Se calcula que el conjunto de la región necesita 280 mil millones para sanear su sistema financiero, el 50% más de lo que pidieron los húngaros en Bruselas. Una suspensión global de pagos en Hungría, en Letonia o en otros lugares golpeará a bancos de este lado del nuevo muro imaginario. Los más amenazados son los austriacos, pero también se encuentran muy expuestos los italianos o los suecos.

El comentarista y fundador del FINANCIAL TIMES en alemán, Wolgang Munchau, afirmaba rotundamente hace unos días que “al vincularse a la banca extranjera, los países centroeuropeos en crisis han tomado a la banca de este lado de Europa como rehén”.

La adopción del euro por estos países se contempla como el mejor cortafuegos. En LE MONDE se lee que “la integración en la zona euro protege de las crisis cambiarias, de los ataques especulativos y libera a las empresas del coste de las variaciones monetarias”. Pero ni siquiera en esto hay consenso en la otra Europa. Los checos, que presiden este semestre la Unión, prefieren conservar el instrumento de su moneda para manejar la crisis. Polonia, en cambio, se apunta ahora con entusiasmo al euro, después de la fuerte depreciación de zloty en 2208. Por eso, el primer ministro, Donald Tusk, ha pedido “que se simplifiquen los procedimientos de acceso”a la moneda común. Por razones diferentes, también los países bálticos –y, por supuesto, Hungría- buscan el amparo rápido del euro.

El dilema en Bruselas es que no se puede acelerar el proceso de ampliación de la zona euro a costa de concesiones significativas en las condiciones de adhesión. Pero la falta de respuesta rápida podría precipitar la crisis financiera centroeuropea. Muchos economistas creen que si eso ocurriera sería inevitable el debilitamiento del euro. Lo que no sólo le privaría de su efecto salvavidas para los países centroeuropeos, sino que provocaría el desfondamiento de algunos países de este lado que no están en mejores condiciones financieras (Grecia, Irlanda....).

Un euro débil, responden algunos, podría tener efectos positivos para las exportaciones. Poca cosa, se replica desde los sectores que ven peligrar el mercado único y anuncian una respuesta económica “nacionalista” en Estados Unidos, aún mayor de la que ya se aprecia.

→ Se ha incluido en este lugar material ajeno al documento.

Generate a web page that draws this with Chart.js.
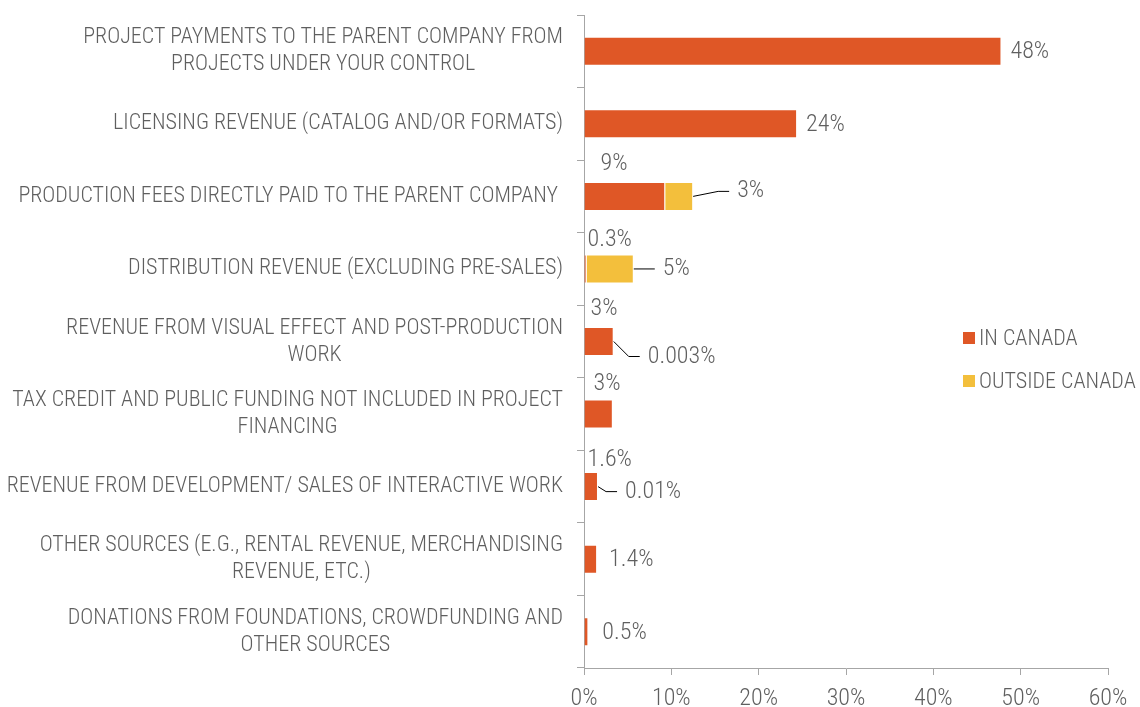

En definitiva, se reforzaría el proteccionismo en todas partes, sin matices solidarios.

El colapso financiero en la “otra Europa” podría tener también consecuencias de carácter político. La más inquietante, el resurgimiento de los populismos nacionalistas, que ya germinaron tras la caída de los regímenes paleocomunistas. Algunos portavoces neoliberales como THE ECONOMIST no dudan en pronosticar que Rusia no dudaría en aprovecharse de esta circunstancia para “reafirmar su influencia en la región”.

Por tanto, la crisis actual no debería conducir a un nuevo telón de acero económico, como dramatizaba el primer ministro húngaro, sino a aplanar ese muro de papel hecho de billetes devaluados y títulos tóxicos de deuda. La cuestión es si Europa Occidental está en condiciones de frenar los excesos que deben su origen al poco juicio con el que se alentó la revolución capitalista por aquellos lugares. Sin acreditada experiencia democrática, con economías poco preparadas y con dirigentes políticos de dudosa solvencia, no debería extrañar lo que ha ocurrido.